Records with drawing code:
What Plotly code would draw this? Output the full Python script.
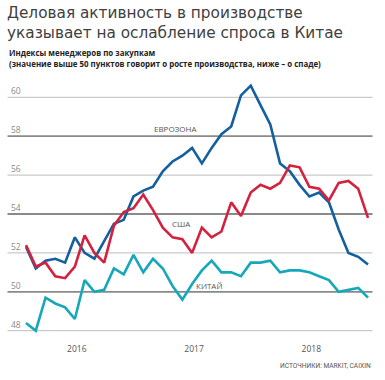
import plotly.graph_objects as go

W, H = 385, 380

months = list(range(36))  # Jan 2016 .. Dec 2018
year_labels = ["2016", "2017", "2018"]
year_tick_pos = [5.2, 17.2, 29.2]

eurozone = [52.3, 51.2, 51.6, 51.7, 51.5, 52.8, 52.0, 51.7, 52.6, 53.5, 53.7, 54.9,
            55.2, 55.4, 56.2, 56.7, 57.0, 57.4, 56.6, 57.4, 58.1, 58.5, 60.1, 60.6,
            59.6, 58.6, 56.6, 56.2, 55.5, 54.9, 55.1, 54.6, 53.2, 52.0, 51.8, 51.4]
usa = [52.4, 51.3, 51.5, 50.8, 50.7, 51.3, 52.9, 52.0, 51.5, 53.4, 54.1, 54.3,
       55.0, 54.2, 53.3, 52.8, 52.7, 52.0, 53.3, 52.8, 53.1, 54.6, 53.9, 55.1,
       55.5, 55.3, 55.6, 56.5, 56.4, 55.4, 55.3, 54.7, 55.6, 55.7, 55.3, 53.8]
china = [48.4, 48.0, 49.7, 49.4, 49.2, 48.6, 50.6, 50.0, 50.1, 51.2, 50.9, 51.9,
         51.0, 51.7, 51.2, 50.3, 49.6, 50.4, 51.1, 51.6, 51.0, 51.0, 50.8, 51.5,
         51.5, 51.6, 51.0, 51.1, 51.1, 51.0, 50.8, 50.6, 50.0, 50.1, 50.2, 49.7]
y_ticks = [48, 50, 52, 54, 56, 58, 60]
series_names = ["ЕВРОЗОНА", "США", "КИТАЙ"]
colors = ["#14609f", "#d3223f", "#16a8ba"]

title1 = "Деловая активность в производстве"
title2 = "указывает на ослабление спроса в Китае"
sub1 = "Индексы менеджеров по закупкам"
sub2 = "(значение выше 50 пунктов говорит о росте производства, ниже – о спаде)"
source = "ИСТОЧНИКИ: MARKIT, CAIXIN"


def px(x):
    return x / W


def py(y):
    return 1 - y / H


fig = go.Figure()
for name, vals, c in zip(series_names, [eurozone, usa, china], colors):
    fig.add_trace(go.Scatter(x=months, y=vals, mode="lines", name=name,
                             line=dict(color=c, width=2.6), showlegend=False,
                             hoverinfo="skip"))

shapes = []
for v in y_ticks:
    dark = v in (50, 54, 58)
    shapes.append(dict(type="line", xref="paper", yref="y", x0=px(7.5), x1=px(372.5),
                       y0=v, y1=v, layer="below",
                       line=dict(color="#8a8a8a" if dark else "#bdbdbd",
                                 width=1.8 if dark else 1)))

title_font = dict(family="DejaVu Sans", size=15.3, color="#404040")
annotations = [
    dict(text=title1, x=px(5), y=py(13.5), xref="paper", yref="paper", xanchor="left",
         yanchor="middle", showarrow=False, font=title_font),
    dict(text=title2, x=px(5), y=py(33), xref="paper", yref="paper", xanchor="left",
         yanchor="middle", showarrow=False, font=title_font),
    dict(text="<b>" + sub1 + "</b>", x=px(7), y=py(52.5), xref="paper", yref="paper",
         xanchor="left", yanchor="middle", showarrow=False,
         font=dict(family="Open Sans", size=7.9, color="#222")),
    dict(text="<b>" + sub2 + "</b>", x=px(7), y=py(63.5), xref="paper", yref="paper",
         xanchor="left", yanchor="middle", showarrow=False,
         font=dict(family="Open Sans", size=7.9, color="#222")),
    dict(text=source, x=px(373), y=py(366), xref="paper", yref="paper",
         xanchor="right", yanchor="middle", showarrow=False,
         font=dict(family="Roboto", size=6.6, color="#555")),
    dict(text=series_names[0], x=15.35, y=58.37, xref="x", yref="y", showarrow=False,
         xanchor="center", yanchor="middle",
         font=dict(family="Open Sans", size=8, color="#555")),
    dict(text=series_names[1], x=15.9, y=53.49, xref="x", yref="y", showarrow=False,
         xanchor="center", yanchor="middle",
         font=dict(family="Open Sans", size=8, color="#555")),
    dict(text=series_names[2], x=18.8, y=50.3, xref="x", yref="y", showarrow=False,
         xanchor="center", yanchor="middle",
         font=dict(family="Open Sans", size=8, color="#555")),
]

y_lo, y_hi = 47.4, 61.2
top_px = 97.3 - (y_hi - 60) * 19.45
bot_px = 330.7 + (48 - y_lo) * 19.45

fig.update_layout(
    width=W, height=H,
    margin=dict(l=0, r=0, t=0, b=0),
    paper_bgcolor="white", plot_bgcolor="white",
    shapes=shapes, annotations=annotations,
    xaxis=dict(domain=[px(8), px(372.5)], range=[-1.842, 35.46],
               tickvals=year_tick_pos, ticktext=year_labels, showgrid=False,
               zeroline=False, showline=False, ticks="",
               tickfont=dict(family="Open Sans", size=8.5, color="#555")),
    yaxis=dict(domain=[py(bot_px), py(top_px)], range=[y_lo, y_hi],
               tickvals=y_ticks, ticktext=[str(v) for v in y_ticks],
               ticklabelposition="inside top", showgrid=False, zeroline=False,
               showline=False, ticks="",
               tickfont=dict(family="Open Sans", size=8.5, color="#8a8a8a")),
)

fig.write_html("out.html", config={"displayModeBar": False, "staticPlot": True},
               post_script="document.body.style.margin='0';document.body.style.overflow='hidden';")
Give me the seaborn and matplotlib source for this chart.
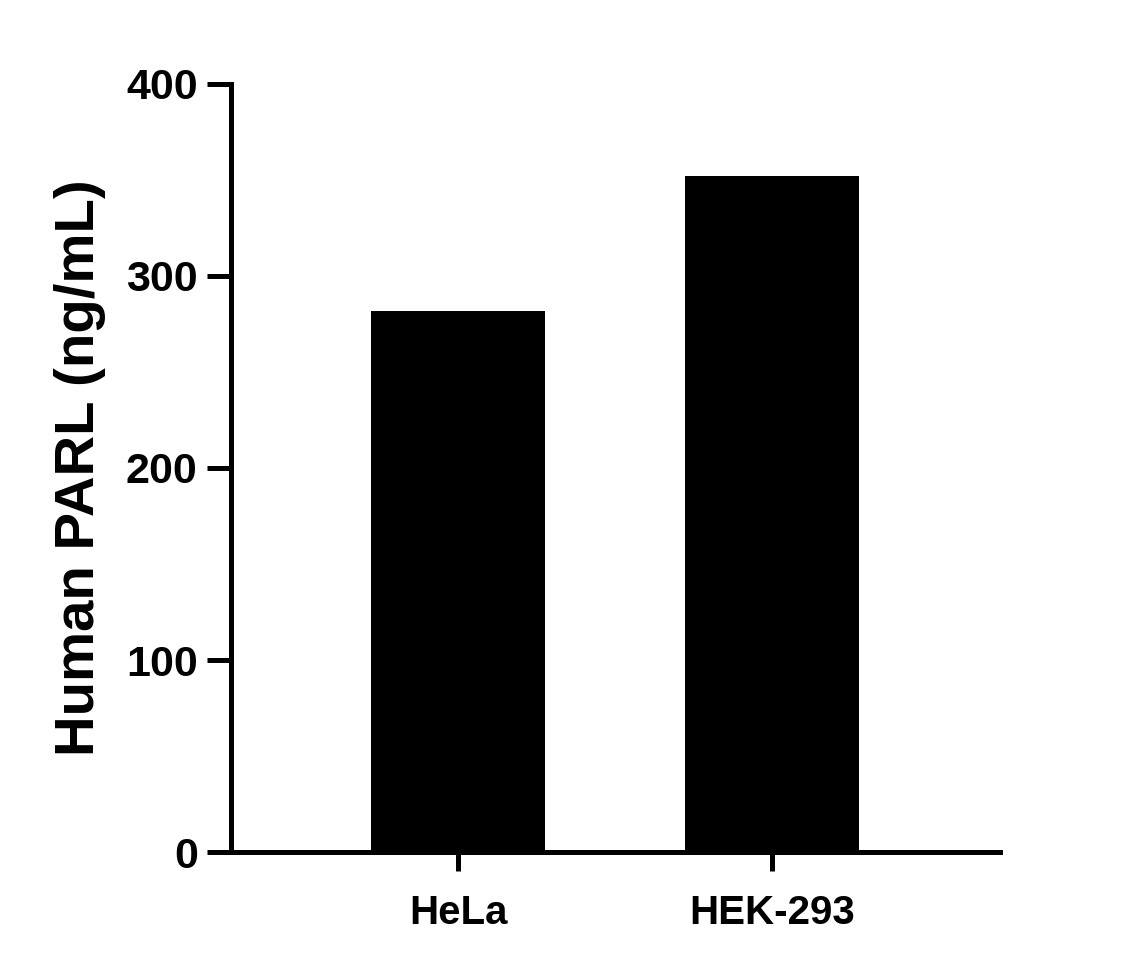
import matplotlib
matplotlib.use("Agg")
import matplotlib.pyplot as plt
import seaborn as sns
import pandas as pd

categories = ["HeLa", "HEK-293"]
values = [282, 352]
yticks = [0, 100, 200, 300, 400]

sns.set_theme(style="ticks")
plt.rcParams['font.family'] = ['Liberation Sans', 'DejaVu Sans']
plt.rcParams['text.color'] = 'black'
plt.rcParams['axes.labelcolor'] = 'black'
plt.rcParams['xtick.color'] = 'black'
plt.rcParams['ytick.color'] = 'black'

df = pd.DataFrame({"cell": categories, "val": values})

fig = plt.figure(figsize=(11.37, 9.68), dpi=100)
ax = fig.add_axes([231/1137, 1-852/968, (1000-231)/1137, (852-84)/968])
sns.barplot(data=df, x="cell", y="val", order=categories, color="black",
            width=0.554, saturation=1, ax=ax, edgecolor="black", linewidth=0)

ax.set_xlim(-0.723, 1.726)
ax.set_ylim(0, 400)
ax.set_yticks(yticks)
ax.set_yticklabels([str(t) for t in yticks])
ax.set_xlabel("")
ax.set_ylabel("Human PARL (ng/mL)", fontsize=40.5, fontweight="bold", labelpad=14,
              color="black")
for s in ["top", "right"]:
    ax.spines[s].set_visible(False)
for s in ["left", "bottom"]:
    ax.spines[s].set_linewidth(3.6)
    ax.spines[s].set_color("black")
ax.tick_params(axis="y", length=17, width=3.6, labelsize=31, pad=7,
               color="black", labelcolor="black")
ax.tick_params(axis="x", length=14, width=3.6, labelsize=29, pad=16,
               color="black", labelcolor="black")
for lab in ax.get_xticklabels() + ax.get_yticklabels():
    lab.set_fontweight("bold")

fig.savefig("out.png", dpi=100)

To do:
Search the records for the word "seaborn", then list every line that has it.

Exercise solution:
Give me the seaborn and matplotlib source for this chart.
import seaborn as sns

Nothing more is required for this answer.